◆ WRITTEN TASK: Give every line of the data again, unchanged, but with no pictures.

◆ COLLECTED MATERIAL:
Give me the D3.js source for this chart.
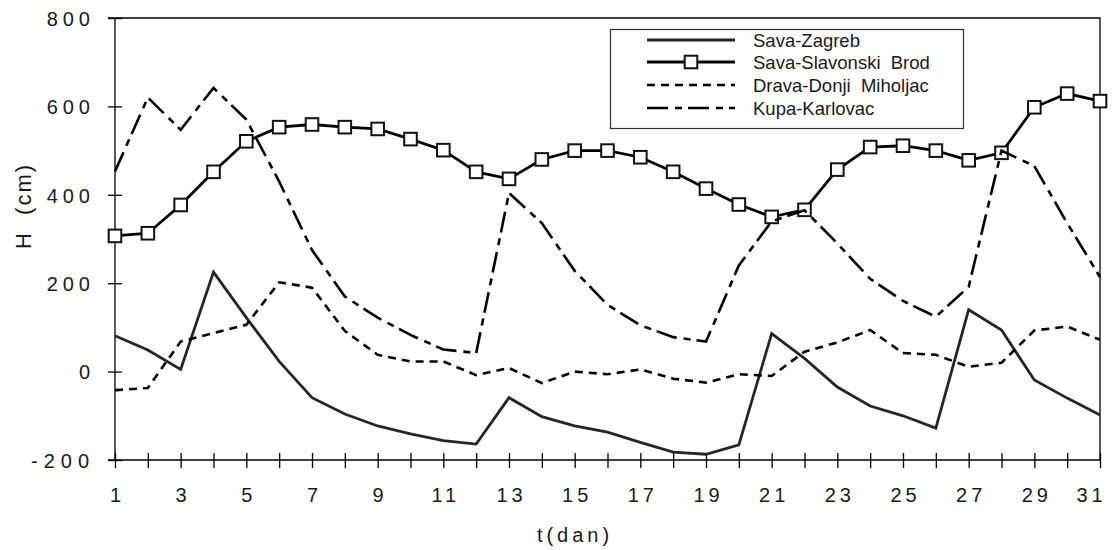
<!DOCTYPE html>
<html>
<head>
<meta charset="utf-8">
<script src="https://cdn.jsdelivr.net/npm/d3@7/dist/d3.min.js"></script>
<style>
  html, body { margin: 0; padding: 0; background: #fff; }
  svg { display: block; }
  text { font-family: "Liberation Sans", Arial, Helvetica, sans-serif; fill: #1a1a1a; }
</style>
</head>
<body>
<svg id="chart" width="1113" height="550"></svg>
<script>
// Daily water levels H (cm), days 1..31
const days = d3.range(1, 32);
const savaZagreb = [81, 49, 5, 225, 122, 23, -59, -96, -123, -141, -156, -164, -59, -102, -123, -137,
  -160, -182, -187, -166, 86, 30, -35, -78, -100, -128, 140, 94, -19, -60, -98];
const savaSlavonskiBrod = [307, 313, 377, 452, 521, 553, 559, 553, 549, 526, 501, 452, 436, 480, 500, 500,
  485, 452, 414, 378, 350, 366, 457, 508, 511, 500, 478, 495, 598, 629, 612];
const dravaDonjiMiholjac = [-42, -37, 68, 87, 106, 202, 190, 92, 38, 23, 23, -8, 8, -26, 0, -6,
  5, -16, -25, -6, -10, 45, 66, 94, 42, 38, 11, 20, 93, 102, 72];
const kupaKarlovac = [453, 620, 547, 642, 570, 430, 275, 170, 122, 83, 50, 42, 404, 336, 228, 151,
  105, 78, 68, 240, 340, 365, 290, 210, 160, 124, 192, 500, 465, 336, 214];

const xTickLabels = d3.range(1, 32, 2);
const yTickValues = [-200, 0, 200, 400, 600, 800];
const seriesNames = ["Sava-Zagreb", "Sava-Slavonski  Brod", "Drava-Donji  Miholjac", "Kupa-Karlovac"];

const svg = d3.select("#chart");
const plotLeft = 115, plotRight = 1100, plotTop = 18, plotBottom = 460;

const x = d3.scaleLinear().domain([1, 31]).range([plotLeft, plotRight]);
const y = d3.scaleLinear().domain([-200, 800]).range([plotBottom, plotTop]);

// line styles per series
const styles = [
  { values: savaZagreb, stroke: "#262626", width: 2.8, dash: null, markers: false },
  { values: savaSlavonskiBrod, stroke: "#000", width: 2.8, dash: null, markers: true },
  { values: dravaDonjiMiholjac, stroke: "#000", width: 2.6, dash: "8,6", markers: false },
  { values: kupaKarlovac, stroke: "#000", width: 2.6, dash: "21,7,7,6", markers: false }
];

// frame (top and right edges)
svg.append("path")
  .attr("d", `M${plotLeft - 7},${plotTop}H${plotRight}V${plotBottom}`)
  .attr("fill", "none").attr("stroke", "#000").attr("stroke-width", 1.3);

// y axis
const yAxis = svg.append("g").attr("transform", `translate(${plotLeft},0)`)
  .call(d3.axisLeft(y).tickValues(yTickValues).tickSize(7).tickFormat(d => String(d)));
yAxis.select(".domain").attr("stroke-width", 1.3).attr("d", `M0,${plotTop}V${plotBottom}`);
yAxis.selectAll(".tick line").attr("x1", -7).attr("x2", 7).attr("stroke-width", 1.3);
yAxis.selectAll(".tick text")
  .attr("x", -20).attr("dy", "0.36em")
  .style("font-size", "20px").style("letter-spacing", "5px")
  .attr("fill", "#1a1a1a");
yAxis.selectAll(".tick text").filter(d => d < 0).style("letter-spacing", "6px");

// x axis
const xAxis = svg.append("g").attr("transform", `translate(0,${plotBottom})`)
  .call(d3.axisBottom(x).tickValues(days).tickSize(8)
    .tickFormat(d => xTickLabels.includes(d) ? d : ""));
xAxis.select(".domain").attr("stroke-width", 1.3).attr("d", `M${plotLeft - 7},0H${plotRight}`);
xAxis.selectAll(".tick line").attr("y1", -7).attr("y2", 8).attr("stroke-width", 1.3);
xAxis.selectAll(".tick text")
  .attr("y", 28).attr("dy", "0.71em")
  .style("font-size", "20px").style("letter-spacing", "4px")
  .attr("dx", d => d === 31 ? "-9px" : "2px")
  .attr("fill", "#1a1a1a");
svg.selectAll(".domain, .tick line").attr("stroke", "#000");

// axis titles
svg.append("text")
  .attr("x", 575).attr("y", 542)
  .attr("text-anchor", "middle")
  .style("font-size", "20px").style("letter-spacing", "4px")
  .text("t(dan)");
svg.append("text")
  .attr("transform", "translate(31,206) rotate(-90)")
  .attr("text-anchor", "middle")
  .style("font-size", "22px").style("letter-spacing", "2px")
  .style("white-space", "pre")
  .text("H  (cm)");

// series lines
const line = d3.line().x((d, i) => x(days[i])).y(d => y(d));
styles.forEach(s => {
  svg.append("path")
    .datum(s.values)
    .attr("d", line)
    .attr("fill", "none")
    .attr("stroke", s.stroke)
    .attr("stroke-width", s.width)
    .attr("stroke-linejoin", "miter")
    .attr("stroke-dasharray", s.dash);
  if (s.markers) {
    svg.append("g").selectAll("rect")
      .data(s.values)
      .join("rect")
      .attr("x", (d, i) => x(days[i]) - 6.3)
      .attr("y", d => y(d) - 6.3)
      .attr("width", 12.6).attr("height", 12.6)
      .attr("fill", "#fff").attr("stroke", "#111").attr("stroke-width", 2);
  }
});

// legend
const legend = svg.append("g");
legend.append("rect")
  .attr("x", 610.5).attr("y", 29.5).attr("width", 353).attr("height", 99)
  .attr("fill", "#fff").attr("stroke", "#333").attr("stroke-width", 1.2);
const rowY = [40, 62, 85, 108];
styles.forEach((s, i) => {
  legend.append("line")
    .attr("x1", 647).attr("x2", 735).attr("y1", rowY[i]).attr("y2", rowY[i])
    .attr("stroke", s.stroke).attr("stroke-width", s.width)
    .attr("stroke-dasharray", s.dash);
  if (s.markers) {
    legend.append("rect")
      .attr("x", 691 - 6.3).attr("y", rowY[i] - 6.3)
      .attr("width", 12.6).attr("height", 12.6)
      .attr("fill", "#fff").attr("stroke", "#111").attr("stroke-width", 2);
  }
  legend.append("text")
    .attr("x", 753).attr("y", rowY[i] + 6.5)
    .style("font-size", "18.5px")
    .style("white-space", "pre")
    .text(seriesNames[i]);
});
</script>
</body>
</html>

◆ TASK OUTPUT:
Give me the D3.js source for this chart.
<!DOCTYPE html>
<html>
<head>
<meta charset="utf-8">
<script src="https://cdn.jsdelivr.net/npm/d3@7/dist/d3.min.js"></script>
<style>
  html, body { margin: 0; padding: 0; background: #fff; }
  svg { display: block; }
  text { font-family: "Liberation Sans", Arial, Helvetica, sans-serif; fill: #1a1a1a; }
</style>
</head>
<body>
<svg id="chart" width="1113" height="550"></svg>
<script>
// Daily water levels H (cm), days 1..31
const days = d3.range(1, 32);
const savaZagreb = [81, 49, 5, 225, 122, 23, -59, -96, -123, -141, -156, -164, -59, -102, -123, -137,
  -160, -182, -187, -166, 86, 30, -35, -78, -100, -128, 140, 94, -19, -60, -98];
const savaSlavonskiBrod = [307, 313, 377, 452, 521, 553, 559, 553, 549, 526, 501, 452, 436, 480, 500, 500,
  485, 452, 414, 378, 350, 366, 457, 508, 511, 500, 478, 495, 598, 629, 612];
const dravaDonjiMiholjac = [-42, -37, 68, 87, 106, 202, 190, 92, 38, 23, 23, -8, 8, -26, 0, -6,
  5, -16, -25, -6, -10, 45, 66, 94, 42, 38, 11, 20, 93, 102, 72];
const kupaKarlovac = [453, 620, 547, 642, 570, 430, 275, 170, 122, 83, 50, 42, 404, 336, 228, 151,
  105, 78, 68, 240, 340, 365, 290, 210, 160, 124, 192, 500, 465, 336, 214];

const xTickLabels = d3.range(1, 32, 2);
const yTickValues = [-200, 0, 200, 400, 600, 800];
const seriesNames = ["Sava-Zagreb", "Sava-Slavonski  Brod", "Drava-Donji  Miholjac", "Kupa-Karlovac"];

const svg = d3.select("#chart");
const plotLeft = 115, plotRight = 1100, plotTop = 18, plotBottom = 460;

const x = d3.scaleLinear().domain([1, 31]).range([plotLeft, plotRight]);
const y = d3.scaleLinear().domain([-200, 800]).range([plotBottom, plotTop]);

// line styles per series
const styles = [
  { values: savaZagreb, stroke: "#262626", width: 2.8, dash: null, markers: false },
  { values: savaSlavonskiBrod, stroke: "#000", width: 2.8, dash: null, markers: true },
  { values: dravaDonjiMiholjac, stroke: "#000", width: 2.6, dash: "8,6", markers: false },
  { values: kupaKarlovac, stroke: "#000", width: 2.6, dash: "21,7,7,6", markers: false }
];

// frame (top and right edges)
svg.append("path")
  .attr("d", `M${plotLeft - 7},${plotTop}H${plotRight}V${plotBottom}`)
  .attr("fill", "none").attr("stroke", "#000").attr("stroke-width", 1.3);

// y axis
const yAxis = svg.append("g").attr("transform", `translate(${plotLeft},0)`)
  .call(d3.axisLeft(y).tickValues(yTickValues).tickSize(7).tickFormat(d => String(d)));
yAxis.select(".domain").attr("stroke-width", 1.3).attr("d", `M0,${plotTop}V${plotBottom}`);
yAxis.selectAll(".tick line").attr("x1", -7).attr("x2", 7).attr("stroke-width", 1.3);
yAxis.selectAll(".tick text")
  .attr("x", -20).attr("dy", "0.36em")
  .style("font-size", "20px").style("letter-spacing", "5px")
  .attr("fill", "#1a1a1a");
yAxis.selectAll(".tick text").filter(d => d < 0).style("letter-spacing", "6px");

// x axis
const xAxis = svg.append("g").attr("transform", `translate(0,${plotBottom})`)
  .call(d3.axisBottom(x).tickValues(days).tickSize(8)
    .tickFormat(d => xTickLabels.includes(d) ? d : ""));
xAxis.select(".domain").attr("stroke-width", 1.3).attr("d", `M${plotLeft - 7},0H${plotRight}`);
xAxis.selectAll(".tick line").attr("y1", -7).attr("y2", 8).attr("stroke-width", 1.3);
xAxis.selectAll(".tick text")
  .attr("y", 28).attr("dy", "0.71em")
  .style("font-size", "20px").style("letter-spacing", "4px")
  .attr("dx", d => d === 31 ? "-9px" : "2px")
  .attr("fill", "#1a1a1a");
svg.selectAll(".domain, .tick line").attr("stroke", "#000");

// axis titles
svg.append("text")
  .attr("x", 575).attr("y", 542)
  .attr("text-anchor", "middle")
  .style("font-size", "20px").style("letter-spacing", "4px")
  .text("t(dan)");
svg.append("text")
  .attr("transform", "translate(31,206) rotate(-90)")
  .attr("text-anchor", "middle")
  .style("font-size", "22px").style("letter-spacing", "2px")
  .style("white-space", "pre")
  .text("H  (cm)");

// series lines
const line = d3.line().x((d, i) => x(days[i])).y(d => y(d));
styles.forEach(s => {
  svg.append("path")
    .datum(s.values)
    .attr("d", line)
    .attr("fill", "none")
    .attr("stroke", s.stroke)
    .attr("stroke-width", s.width)
    .attr("stroke-linejoin", "miter")
    .attr("stroke-dasharray", s.dash);
  if (s.markers) {
    svg.append("g").selectAll("rect")
      .data(s.values)
      .join("rect")
      .attr("x", (d, i) => x(days[i]) - 6.3)
      .attr("y", d => y(d) - 6.3)
      .attr("width", 12.6).attr("height", 12.6)
      .attr("fill", "#fff").attr("stroke", "#111").attr("stroke-width", 2);
  }
});

// legend
const legend = svg.append("g");
legend.append("rect")
  .attr("x", 610.5).attr("y", 29.5).attr("width", 353).attr("height", 99)
  .attr("fill", "#fff").attr("stroke", "#333").attr("stroke-width", 1.2);
const rowY = [40, 62, 85, 108];
styles.forEach((s, i) => {
  legend.append("line")
    .attr("x1", 647).attr("x2", 735).attr("y1", rowY[i]).attr("y2", rowY[i])
    .attr("stroke", s.stroke).attr("stroke-width", s.width)
    .attr("stroke-dasharray", s.dash);
  if (s.markers) {
    legend.append("rect")
      .attr("x", 691 - 6.3).attr("y", rowY[i] - 6.3)
      .attr("width", 12.6).attr("height", 12.6)
      .attr("fill", "#fff").attr("stroke", "#111").attr("stroke-width", 2);
  }
  legend.append("text")
    .attr("x", 753).attr("y", rowY[i] + 6.5)
    .style("font-size", "18.5px")
    .style("white-space", "pre")
    .text(seriesNames[i]);
});
</script>
</body>
</html>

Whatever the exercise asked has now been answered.